→ **STATED PROBLEM**: Return the lines that follow, exactly as they appear, from the first through the one containing "43.6, 43.3, 42.9];"; no pictures are to be included.

→ **PROVIDED INFORMATION**:
· · · ·
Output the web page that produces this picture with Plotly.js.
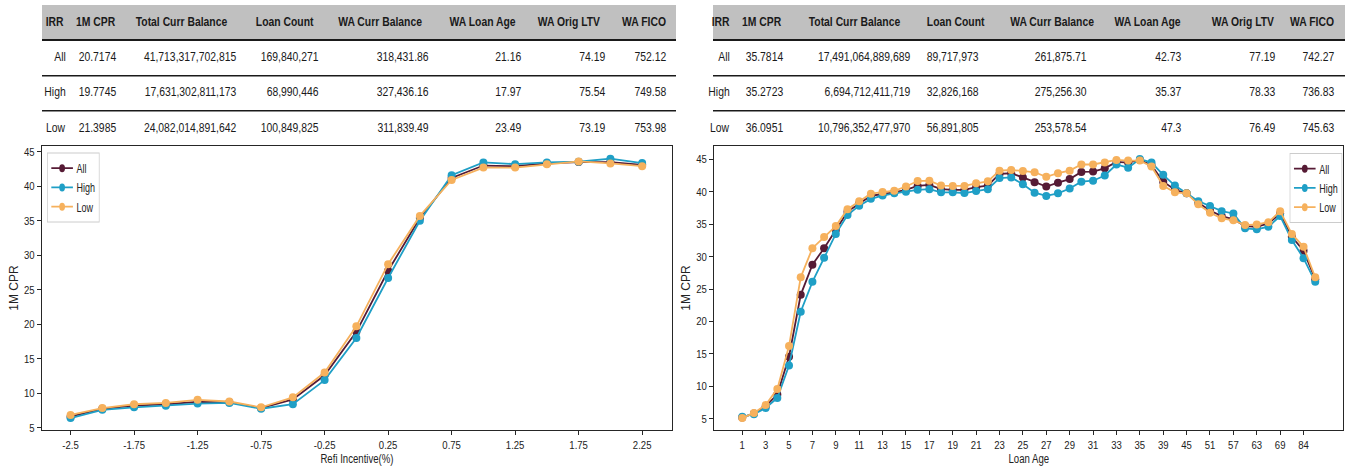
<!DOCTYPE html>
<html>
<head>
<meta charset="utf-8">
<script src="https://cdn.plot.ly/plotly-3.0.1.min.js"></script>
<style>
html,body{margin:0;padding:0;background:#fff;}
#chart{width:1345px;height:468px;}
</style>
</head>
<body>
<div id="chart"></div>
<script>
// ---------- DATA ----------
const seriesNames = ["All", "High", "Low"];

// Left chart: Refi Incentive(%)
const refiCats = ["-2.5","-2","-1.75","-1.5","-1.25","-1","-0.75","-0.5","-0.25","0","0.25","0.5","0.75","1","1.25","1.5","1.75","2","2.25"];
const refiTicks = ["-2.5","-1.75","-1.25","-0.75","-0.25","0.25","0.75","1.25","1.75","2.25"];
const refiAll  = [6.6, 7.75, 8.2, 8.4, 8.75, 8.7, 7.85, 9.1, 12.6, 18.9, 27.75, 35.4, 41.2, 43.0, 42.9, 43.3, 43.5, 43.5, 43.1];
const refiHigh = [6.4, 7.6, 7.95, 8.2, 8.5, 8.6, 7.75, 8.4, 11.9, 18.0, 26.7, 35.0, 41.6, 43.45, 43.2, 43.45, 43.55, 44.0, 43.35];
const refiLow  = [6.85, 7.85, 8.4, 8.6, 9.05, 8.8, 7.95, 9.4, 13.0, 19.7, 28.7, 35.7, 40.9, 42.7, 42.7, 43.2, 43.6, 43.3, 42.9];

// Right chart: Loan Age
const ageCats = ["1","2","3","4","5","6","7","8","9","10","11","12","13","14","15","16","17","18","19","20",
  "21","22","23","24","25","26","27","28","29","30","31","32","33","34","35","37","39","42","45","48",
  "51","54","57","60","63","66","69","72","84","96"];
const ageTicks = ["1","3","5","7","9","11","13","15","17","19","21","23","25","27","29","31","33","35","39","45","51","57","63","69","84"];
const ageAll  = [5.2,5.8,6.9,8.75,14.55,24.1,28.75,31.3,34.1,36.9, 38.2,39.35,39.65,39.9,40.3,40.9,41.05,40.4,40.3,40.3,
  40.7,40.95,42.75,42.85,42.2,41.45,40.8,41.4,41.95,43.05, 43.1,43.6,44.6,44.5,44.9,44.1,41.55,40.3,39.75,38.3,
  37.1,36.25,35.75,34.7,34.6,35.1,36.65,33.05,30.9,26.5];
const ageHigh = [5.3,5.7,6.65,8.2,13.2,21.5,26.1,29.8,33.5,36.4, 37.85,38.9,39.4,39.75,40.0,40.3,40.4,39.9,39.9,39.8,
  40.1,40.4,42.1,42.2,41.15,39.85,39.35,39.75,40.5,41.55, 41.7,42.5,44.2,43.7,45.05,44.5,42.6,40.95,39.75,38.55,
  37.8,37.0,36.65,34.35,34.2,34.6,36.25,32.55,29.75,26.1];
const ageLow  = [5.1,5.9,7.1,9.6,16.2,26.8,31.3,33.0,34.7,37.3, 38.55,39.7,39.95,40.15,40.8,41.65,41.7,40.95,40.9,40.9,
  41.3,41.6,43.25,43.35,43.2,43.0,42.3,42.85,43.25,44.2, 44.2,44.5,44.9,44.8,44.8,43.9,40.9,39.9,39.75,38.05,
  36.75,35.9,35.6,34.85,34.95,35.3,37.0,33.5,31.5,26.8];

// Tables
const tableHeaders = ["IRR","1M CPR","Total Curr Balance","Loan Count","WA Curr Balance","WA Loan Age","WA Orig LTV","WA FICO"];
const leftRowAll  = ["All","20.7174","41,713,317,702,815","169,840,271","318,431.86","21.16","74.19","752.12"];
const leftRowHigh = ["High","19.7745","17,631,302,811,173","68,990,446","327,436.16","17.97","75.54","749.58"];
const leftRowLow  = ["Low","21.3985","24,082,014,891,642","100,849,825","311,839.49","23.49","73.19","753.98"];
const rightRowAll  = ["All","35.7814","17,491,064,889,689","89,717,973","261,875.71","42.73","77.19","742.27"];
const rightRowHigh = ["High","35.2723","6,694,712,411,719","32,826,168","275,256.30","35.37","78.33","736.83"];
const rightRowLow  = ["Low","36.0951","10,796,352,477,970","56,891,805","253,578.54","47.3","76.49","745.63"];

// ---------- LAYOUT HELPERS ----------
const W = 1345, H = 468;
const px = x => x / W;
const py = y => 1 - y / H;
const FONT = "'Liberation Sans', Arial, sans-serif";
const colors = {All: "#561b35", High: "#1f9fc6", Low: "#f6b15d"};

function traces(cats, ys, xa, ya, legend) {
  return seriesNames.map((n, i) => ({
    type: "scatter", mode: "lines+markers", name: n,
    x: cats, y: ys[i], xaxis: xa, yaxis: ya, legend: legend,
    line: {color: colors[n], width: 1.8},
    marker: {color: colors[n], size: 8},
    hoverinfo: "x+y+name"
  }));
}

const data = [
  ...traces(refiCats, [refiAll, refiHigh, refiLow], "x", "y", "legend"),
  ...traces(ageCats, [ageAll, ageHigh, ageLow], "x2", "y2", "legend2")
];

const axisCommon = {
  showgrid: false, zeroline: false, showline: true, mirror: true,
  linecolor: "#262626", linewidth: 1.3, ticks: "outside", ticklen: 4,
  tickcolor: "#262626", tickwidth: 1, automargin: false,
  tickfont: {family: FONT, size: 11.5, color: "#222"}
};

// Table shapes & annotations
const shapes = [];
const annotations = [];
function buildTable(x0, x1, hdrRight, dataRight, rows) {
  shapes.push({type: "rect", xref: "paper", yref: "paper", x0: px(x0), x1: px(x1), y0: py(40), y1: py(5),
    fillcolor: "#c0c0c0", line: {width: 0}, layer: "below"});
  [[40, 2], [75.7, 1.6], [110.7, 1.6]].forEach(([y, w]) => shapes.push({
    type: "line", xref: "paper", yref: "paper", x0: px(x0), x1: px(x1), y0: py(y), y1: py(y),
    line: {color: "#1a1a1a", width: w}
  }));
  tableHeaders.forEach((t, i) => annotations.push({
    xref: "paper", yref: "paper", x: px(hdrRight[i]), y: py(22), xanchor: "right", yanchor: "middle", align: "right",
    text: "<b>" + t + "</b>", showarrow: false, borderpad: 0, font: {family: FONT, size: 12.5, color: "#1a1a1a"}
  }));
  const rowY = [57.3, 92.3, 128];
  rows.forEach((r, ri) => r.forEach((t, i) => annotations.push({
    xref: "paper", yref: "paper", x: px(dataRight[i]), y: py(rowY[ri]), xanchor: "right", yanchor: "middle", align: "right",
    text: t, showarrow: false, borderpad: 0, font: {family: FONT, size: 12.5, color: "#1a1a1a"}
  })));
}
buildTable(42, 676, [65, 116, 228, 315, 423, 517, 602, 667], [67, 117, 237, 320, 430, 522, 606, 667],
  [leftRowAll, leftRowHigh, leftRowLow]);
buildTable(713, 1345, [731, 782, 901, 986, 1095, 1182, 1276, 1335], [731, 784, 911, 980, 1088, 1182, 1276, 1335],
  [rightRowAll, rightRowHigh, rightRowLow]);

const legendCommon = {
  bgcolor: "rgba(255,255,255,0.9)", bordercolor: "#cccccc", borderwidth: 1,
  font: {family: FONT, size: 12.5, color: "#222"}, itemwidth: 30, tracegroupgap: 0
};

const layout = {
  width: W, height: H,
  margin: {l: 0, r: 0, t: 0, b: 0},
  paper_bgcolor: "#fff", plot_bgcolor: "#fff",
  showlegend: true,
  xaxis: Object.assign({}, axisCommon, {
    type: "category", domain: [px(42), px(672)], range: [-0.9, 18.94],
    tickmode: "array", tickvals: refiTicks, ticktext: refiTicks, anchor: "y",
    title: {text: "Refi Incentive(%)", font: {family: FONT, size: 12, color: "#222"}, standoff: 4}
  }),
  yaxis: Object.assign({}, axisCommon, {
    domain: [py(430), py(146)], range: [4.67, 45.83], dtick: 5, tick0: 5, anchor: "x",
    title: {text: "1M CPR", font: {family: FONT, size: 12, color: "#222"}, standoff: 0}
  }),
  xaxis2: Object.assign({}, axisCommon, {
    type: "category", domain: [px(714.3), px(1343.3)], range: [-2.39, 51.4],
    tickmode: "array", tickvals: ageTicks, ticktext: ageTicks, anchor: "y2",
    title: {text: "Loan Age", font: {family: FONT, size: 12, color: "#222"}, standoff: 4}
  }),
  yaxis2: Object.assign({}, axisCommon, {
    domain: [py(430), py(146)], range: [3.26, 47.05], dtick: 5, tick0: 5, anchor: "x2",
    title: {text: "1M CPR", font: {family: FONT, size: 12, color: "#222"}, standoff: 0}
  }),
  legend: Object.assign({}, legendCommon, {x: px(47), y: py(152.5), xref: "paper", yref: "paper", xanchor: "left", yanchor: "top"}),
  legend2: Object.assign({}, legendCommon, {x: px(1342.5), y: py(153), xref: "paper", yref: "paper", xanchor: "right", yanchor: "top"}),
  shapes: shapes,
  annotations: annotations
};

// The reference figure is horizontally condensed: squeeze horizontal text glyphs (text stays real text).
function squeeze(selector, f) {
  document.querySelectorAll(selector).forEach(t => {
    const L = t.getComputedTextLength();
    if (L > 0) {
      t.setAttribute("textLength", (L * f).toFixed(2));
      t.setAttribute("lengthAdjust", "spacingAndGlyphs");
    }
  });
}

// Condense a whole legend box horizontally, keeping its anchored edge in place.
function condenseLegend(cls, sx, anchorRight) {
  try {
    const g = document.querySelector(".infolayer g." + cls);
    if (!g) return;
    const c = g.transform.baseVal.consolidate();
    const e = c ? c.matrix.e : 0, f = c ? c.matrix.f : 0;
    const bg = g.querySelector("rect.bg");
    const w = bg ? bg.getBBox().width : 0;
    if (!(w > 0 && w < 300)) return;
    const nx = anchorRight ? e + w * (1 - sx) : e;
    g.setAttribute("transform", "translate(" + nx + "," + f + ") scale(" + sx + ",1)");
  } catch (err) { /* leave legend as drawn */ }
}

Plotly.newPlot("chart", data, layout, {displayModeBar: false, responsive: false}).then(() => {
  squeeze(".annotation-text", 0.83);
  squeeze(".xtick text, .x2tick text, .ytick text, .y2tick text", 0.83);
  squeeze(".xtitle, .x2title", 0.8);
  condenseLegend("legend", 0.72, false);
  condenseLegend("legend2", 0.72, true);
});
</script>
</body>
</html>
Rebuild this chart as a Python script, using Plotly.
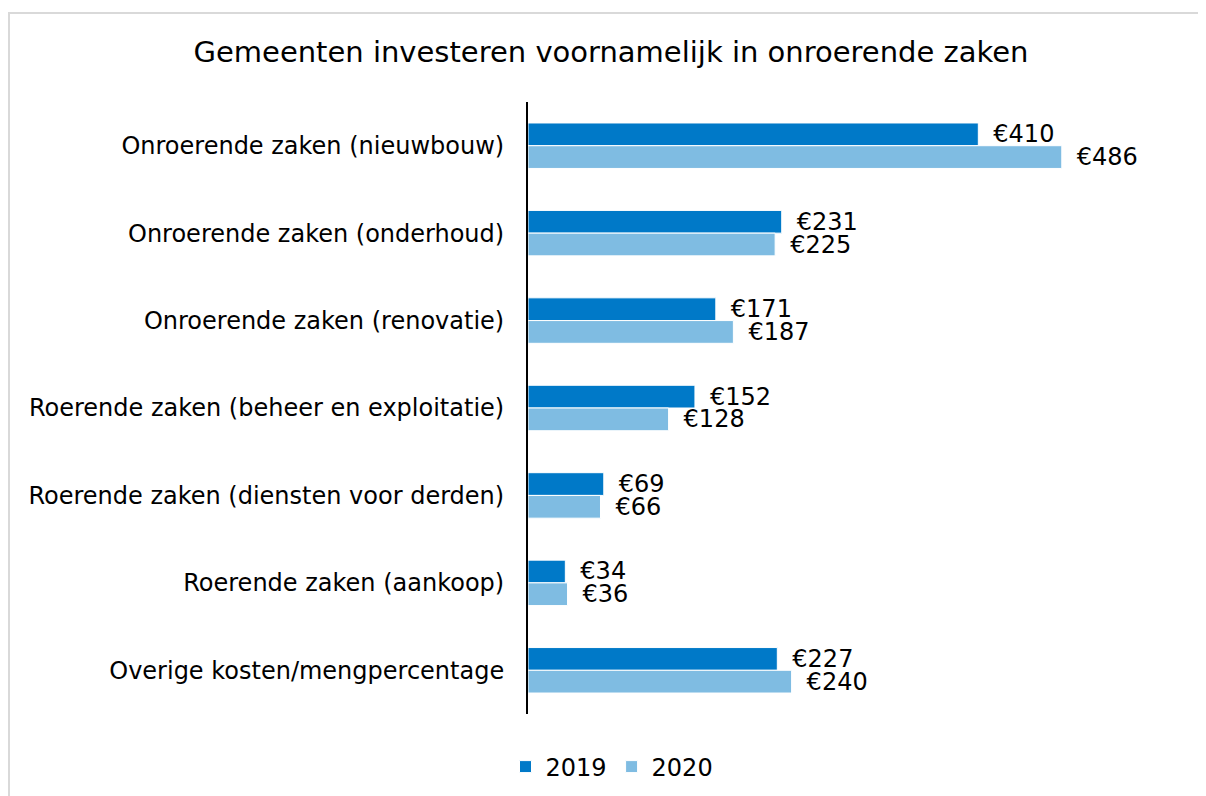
· · · ·
→ **WRITTEN REPLY**:
Output the web page that produces this picture with Plotly.js.
<!DOCTYPE html>
<html>
<head>
<meta charset="utf-8">
<script src="https://cdn.plot.ly/plotly-3.0.1.min.js"></script>
<style>
html,body{margin:0;padding:0;background:#fff;}
#chart{width:1345px;height:468px;}
</style>
</head>
<body>
<div id="chart"></div>
<script>
// ---------- DATA ----------
const seriesNames = ["All", "High", "Low"];

// Left chart: Refi Incentive(%)
const refiCats = ["-2.5","-2","-1.75","-1.5","-1.25","-1","-0.75","-0.5","-0.25","0","0.25","0.5","0.75","1","1.25","1.5","1.75","2","2.25"];
const refiTicks = ["-2.5","-1.75","-1.25","-0.75","-0.25","0.25","0.75","1.25","1.75","2.25"];
const refiAll  = [6.6, 7.75, 8.2, 8.4, 8.75, 8.7, 7.85, 9.1, 12.6, 18.9, 27.75, 35.4, 41.2, 43.0, 42.9, 43.3, 43.5, 43.5, 43.1];
const refiHigh = [6.4, 7.6, 7.95, 8.2, 8.5, 8.6, 7.75, 8.4, 11.9, 18.0, 26.7, 35.0, 41.6, 43.45, 43.2, 43.45, 43.55, 44.0, 43.35];
const refiLow  = [6.85, 7.85, 8.4, 8.6, 9.05, 8.8, 7.95, 9.4, 13.0, 19.7, 28.7, 35.7, 40.9, 42.7, 42.7, 43.2, 43.6, 43.3, 42.9];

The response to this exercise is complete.